Your instructions: Without the pictures, return all of the material exactly as written.
##### Recorded information
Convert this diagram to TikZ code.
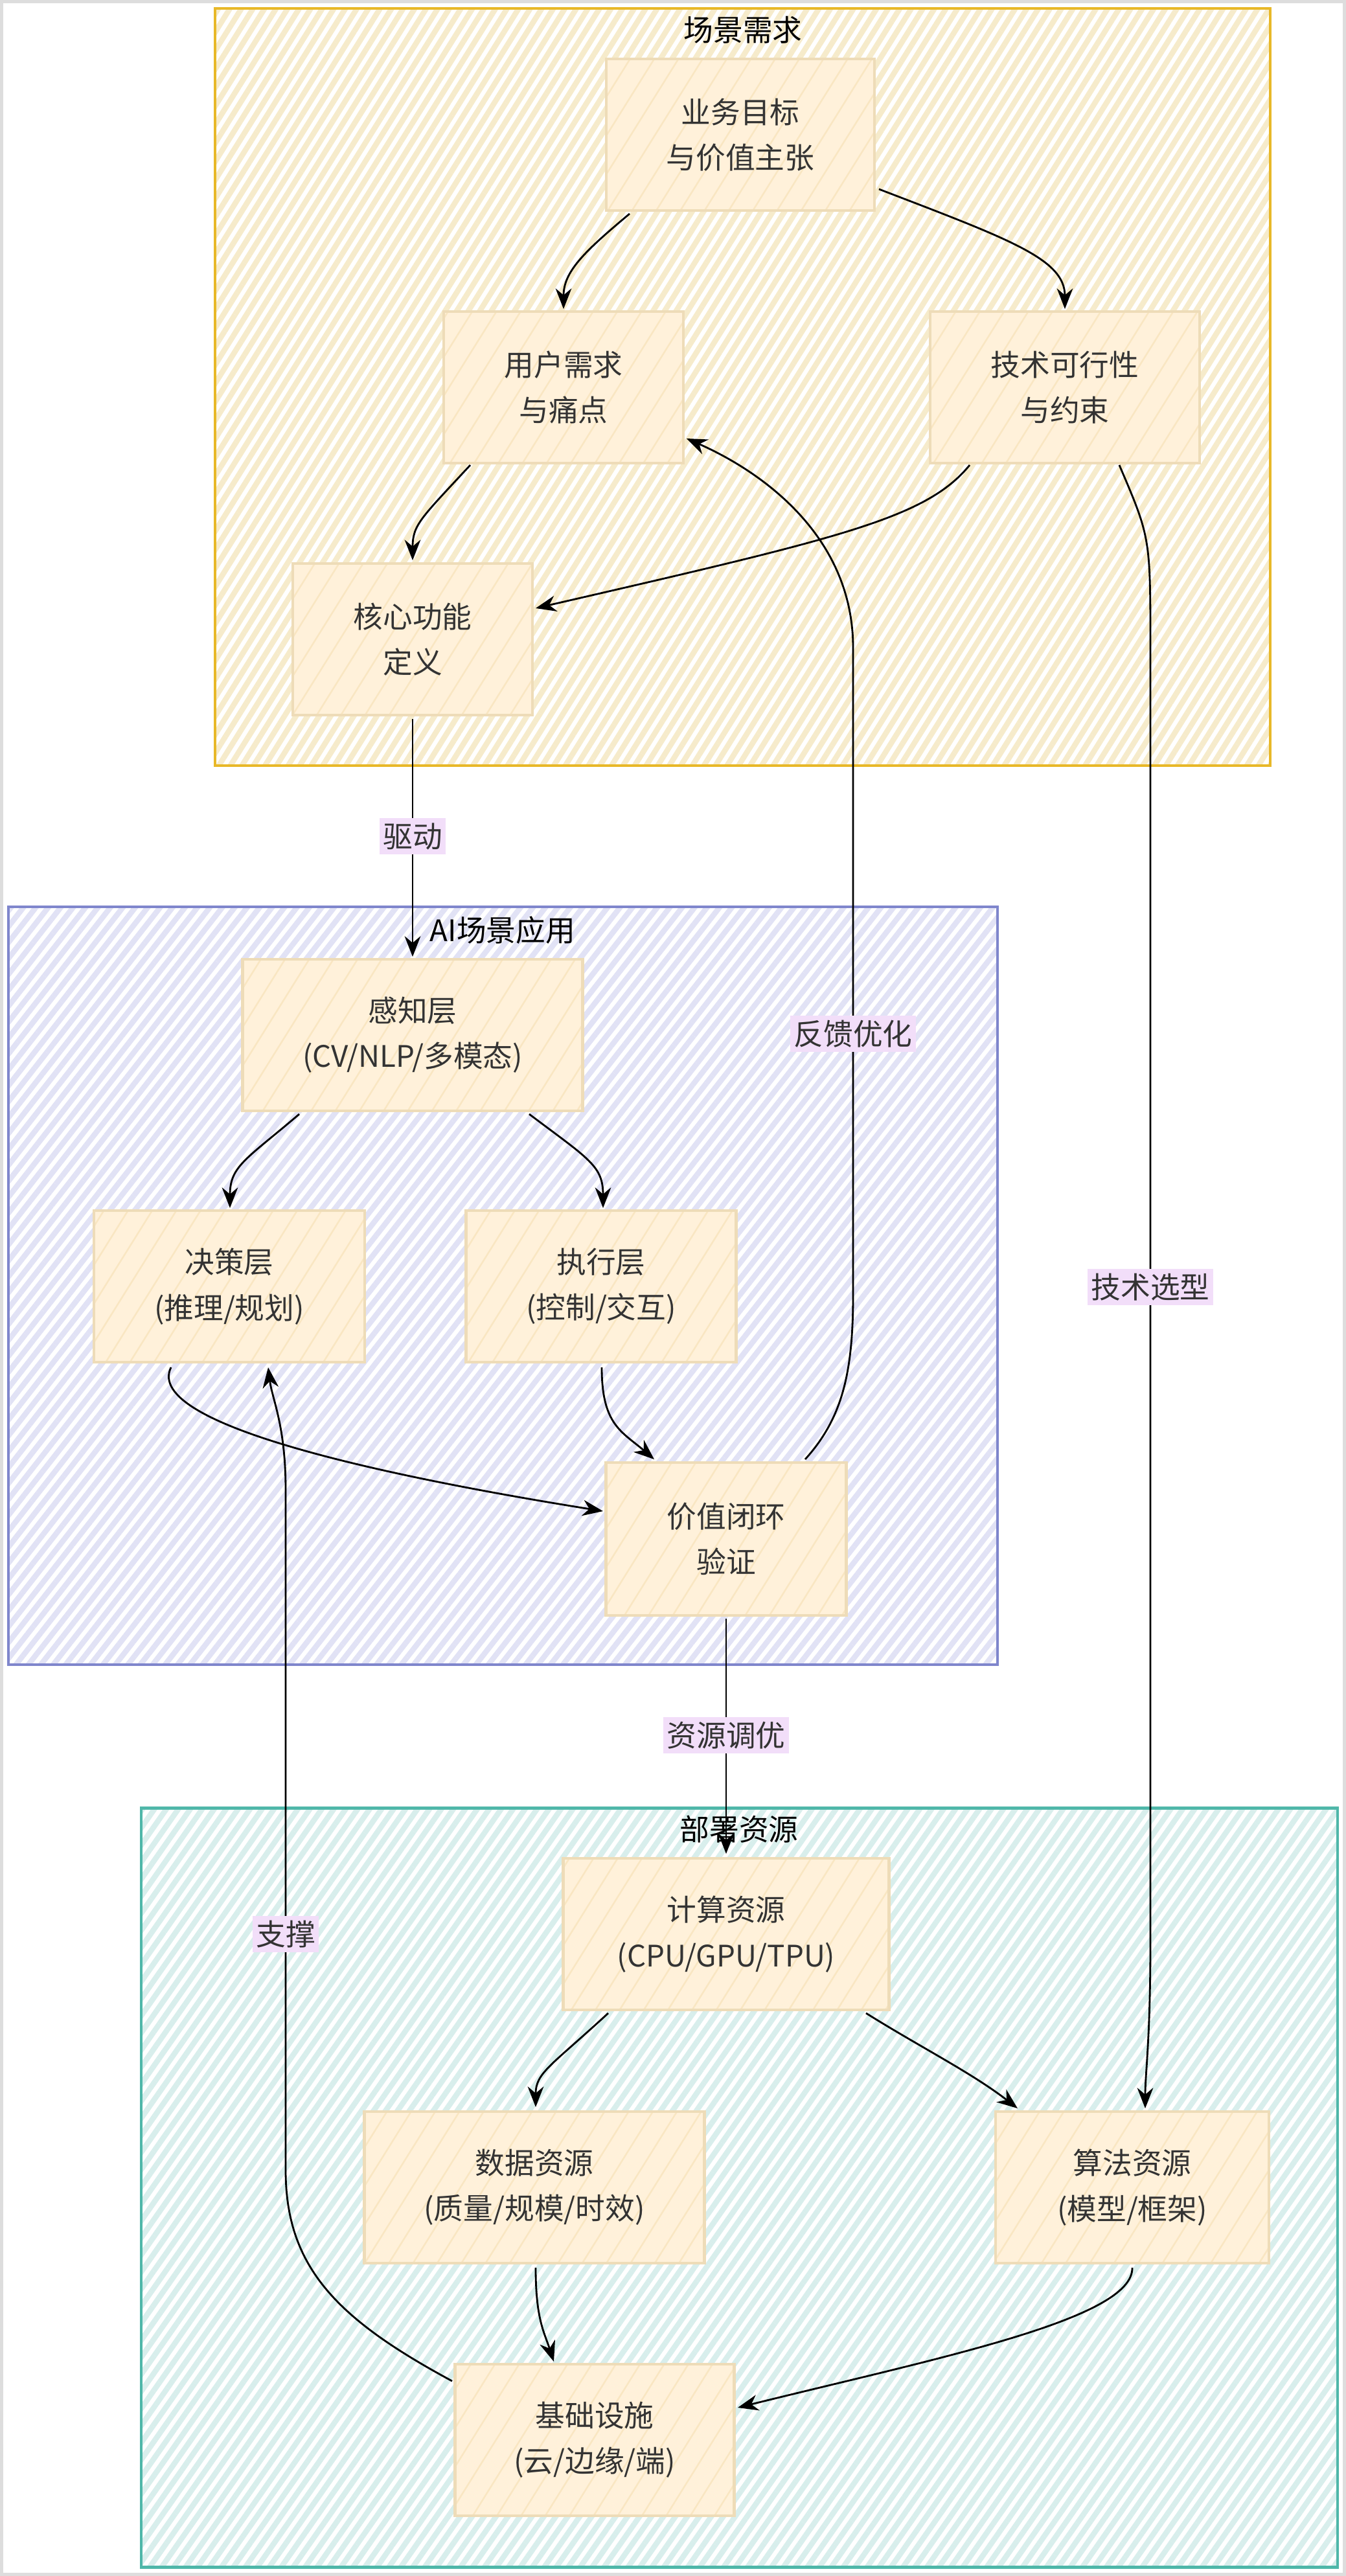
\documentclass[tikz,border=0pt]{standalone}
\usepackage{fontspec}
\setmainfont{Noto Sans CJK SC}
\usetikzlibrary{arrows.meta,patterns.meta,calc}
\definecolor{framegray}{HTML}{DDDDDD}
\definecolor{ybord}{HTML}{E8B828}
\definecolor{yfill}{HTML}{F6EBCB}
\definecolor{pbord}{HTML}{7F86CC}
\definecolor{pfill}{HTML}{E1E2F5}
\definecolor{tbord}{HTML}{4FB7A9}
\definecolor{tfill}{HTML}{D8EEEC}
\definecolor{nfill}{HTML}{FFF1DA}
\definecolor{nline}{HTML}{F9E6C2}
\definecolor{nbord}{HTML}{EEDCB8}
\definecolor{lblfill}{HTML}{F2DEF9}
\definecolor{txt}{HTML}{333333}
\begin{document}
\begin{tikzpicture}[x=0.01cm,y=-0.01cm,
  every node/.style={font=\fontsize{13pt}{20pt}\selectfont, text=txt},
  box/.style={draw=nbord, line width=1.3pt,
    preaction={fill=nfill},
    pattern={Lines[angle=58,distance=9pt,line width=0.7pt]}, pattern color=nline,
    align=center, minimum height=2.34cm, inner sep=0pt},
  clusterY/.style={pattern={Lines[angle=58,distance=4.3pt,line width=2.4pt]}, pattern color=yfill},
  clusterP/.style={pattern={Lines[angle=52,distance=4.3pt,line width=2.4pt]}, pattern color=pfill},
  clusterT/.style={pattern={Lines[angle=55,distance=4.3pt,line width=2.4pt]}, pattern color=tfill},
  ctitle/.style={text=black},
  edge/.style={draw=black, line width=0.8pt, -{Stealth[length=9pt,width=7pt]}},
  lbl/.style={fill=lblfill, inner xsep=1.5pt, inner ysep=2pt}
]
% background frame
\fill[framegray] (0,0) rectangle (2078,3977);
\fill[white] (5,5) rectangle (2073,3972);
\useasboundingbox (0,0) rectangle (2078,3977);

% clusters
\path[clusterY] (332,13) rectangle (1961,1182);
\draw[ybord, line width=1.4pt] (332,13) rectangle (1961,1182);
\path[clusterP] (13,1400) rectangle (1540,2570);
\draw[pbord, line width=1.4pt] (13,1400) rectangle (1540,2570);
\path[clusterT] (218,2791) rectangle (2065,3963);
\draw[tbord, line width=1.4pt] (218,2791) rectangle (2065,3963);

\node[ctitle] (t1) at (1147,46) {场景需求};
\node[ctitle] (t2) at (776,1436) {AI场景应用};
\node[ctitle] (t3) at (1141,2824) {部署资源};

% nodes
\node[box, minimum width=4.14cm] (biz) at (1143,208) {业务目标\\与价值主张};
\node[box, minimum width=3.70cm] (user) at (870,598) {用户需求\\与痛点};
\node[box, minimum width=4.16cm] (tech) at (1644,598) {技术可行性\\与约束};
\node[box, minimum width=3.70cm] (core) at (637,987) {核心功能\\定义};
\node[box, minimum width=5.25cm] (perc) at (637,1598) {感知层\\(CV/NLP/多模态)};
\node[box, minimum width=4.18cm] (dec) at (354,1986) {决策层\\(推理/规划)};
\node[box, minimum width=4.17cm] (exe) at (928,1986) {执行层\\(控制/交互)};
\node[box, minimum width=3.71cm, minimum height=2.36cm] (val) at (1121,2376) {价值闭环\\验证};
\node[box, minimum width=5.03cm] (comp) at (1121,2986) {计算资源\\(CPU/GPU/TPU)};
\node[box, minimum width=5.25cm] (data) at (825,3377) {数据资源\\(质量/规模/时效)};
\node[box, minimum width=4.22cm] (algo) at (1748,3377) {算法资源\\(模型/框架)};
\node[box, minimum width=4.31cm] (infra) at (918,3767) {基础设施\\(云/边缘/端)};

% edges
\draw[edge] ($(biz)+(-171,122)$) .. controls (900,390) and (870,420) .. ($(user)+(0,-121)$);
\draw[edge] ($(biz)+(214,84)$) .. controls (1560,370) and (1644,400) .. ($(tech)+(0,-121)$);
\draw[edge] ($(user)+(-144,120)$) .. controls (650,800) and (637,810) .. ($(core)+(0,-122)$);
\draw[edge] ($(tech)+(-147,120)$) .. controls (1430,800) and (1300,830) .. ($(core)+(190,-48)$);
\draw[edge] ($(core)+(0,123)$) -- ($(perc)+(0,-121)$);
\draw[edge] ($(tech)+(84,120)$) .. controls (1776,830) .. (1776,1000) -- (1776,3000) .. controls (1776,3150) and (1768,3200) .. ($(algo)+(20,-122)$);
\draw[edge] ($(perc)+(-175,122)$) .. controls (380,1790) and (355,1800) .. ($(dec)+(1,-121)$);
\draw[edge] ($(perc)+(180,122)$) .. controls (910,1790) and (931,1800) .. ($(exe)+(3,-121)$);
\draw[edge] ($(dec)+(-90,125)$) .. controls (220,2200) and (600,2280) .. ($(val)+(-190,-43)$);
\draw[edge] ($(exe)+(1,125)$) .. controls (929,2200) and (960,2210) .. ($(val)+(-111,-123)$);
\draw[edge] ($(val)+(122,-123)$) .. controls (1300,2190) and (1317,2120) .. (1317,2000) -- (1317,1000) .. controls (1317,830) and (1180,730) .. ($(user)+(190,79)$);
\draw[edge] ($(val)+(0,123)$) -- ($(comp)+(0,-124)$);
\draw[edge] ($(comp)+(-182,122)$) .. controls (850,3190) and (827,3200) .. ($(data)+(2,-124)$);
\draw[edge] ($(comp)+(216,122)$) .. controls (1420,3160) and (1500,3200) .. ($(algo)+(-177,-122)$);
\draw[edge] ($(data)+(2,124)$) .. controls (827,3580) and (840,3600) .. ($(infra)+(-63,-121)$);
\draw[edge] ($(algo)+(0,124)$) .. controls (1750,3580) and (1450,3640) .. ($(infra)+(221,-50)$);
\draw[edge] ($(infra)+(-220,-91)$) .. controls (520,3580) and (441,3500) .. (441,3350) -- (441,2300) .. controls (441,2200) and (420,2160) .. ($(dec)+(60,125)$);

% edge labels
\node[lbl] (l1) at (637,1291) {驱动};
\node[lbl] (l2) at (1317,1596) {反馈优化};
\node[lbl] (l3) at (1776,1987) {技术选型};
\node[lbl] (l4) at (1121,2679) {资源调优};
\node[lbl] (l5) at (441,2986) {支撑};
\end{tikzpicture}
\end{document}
##########
Solution to this exercise:
Convert this diagram to TikZ code.
\documentclass[tikz,border=0pt]{standalone}
\usepackage{fontspec}
\setmainfont{Noto Sans CJK SC}
\usetikzlibrary{arrows.meta,patterns.meta,calc}
\definecolor{framegray}{HTML}{DDDDDD}
\definecolor{ybord}{HTML}{E8B828}
\definecolor{yfill}{HTML}{F6EBCB}
\definecolor{pbord}{HTML}{7F86CC}
\definecolor{pfill}{HTML}{E1E2F5}
\definecolor{tbord}{HTML}{4FB7A9}
\definecolor{tfill}{HTML}{D8EEEC}
\definecolor{nfill}{HTML}{FFF1DA}
\definecolor{nline}{HTML}{F9E6C2}
\definecolor{nbord}{HTML}{EEDCB8}
\definecolor{lblfill}{HTML}{F2DEF9}
\definecolor{txt}{HTML}{333333}
\begin{document}
\begin{tikzpicture}[x=0.01cm,y=-0.01cm,
  every node/.style={font=\fontsize{13pt}{20pt}\selectfont, text=txt},
  box/.style={draw=nbord, line width=1.3pt,
    preaction={fill=nfill},
    pattern={Lines[angle=58,distance=9pt,line width=0.7pt]}, pattern color=nline,
    align=center, minimum height=2.34cm, inner sep=0pt},
  clusterY/.style={pattern={Lines[angle=58,distance=4.3pt,line width=2.4pt]}, pattern color=yfill},
  clusterP/.style={pattern={Lines[angle=52,distance=4.3pt,line width=2.4pt]}, pattern color=pfill},
  clusterT/.style={pattern={Lines[angle=55,distance=4.3pt,line width=2.4pt]}, pattern color=tfill},
  ctitle/.style={text=black},
  edge/.style={draw=black, line width=0.8pt, -{Stealth[length=9pt,width=7pt]}},
  lbl/.style={fill=lblfill, inner xsep=1.5pt, inner ysep=2pt}
]
% background frame
\fill[framegray] (0,0) rectangle (2078,3977);
\fill[white] (5,5) rectangle (2073,3972);
\useasboundingbox (0,0) rectangle (2078,3977);

% clusters
\path[clusterY] (332,13) rectangle (1961,1182);
\draw[ybord, line width=1.4pt] (332,13) rectangle (1961,1182);
\path[clusterP] (13,1400) rectangle (1540,2570);
\draw[pbord, line width=1.4pt] (13,1400) rectangle (1540,2570);
\path[clusterT] (218,2791) rectangle (2065,3963);
\draw[tbord, line width=1.4pt] (218,2791) rectangle (2065,3963);

\node[ctitle] (t1) at (1147,46) {场景需求};
\node[ctitle] (t2) at (776,1436) {AI场景应用};
\node[ctitle] (t3) at (1141,2824) {部署资源};

% nodes
\node[box, minimum width=4.14cm] (biz) at (1143,208) {业务目标\\与价值主张};
\node[box, minimum width=3.70cm] (user) at (870,598) {用户需求\\与痛点};
\node[box, minimum width=4.16cm] (tech) at (1644,598) {技术可行性\\与约束};
\node[box, minimum width=3.70cm] (core) at (637,987) {核心功能\\定义};
\node[box, minimum width=5.25cm] (perc) at (637,1598) {感知层\\(CV/NLP/多模态)};
\node[box, minimum width=4.18cm] (dec) at (354,1986) {决策层\\(推理/规划)};
\node[box, minimum width=4.17cm] (exe) at (928,1986) {执行层\\(控制/交互)};
\node[box, minimum width=3.71cm, minimum height=2.36cm] (val) at (1121,2376) {价值闭环\\验证};
\node[box, minimum width=5.03cm] (comp) at (1121,2986) {计算资源\\(CPU/GPU/TPU)};
\node[box, minimum width=5.25cm] (data) at (825,3377) {数据资源\\(质量/规模/时效)};
\node[box, minimum width=4.22cm] (algo) at (1748,3377) {算法资源\\(模型/框架)};
\node[box, minimum width=4.31cm] (infra) at (918,3767) {基础设施\\(云/边缘/端)};

% edges
\draw[edge] ($(biz)+(-171,122)$) .. controls (900,390) and (870,420) .. ($(user)+(0,-121)$);
\draw[edge] ($(biz)+(214,84)$) .. controls (1560,370) and (1644,400) .. ($(tech)+(0,-121)$);
\draw[edge] ($(user)+(-144,120)$) .. controls (650,800) and (637,810) .. ($(core)+(0,-122)$);
\draw[edge] ($(tech)+(-147,120)$) .. controls (1430,800) and (1300,830) .. ($(core)+(190,-48)$);
\draw[edge] ($(core)+(0,123)$) -- ($(perc)+(0,-121)$);
\draw[edge] ($(tech)+(84,120)$) .. controls (1776,830) .. (1776,1000) -- (1776,3000) .. controls (1776,3150) and (1768,3200) .. ($(algo)+(20,-122)$);
\draw[edge] ($(perc)+(-175,122)$) .. controls (380,1790) and (355,1800) .. ($(dec)+(1,-121)$);
\draw[edge] ($(perc)+(180,122)$) .. controls (910,1790) and (931,1800) .. ($(exe)+(3,-121)$);
\draw[edge] ($(dec)+(-90,125)$) .. controls (220,2200) and (600,2280) .. ($(val)+(-190,-43)$);
\draw[edge] ($(exe)+(1,125)$) .. controls (929,2200) and (960,2210) .. ($(val)+(-111,-123)$);
\draw[edge] ($(val)+(122,-123)$) .. controls (1300,2190) and (1317,2120) .. (1317,2000) -- (1317,1000) .. controls (1317,830) and (1180,730) .. ($(user)+(190,79)$);
\draw[edge] ($(val)+(0,123)$) -- ($(comp)+(0,-124)$);
\draw[edge] ($(comp)+(-182,122)$) .. controls (850,3190) and (827,3200) .. ($(data)+(2,-124)$);
\draw[edge] ($(comp)+(216,122)$) .. controls (1420,3160) and (1500,3200) .. ($(algo)+(-177,-122)$);
\draw[edge] ($(data)+(2,124)$) .. controls (827,3580) and (840,3600) .. ($(infra)+(-63,-121)$);
\draw[edge] ($(algo)+(0,124)$) .. controls (1750,3580) and (1450,3640) .. ($(infra)+(221,-50)$);
\draw[edge] ($(infra)+(-220,-91)$) .. controls (520,3580) and (441,3500) .. (441,3350) -- (441,2300) .. controls (441,2200) and (420,2160) .. ($(dec)+(60,125)$);

% edge labels
\node[lbl] (l1) at (637,1291) {驱动};
\node[lbl] (l2) at (1317,1596) {反馈优化};
\node[lbl] (l3) at (1776,1987) {技术选型};
\node[lbl] (l4) at (1121,2679) {资源调优};
\node[lbl] (l5) at (441,2986) {支撑};
\end{tikzpicture}
\end{document}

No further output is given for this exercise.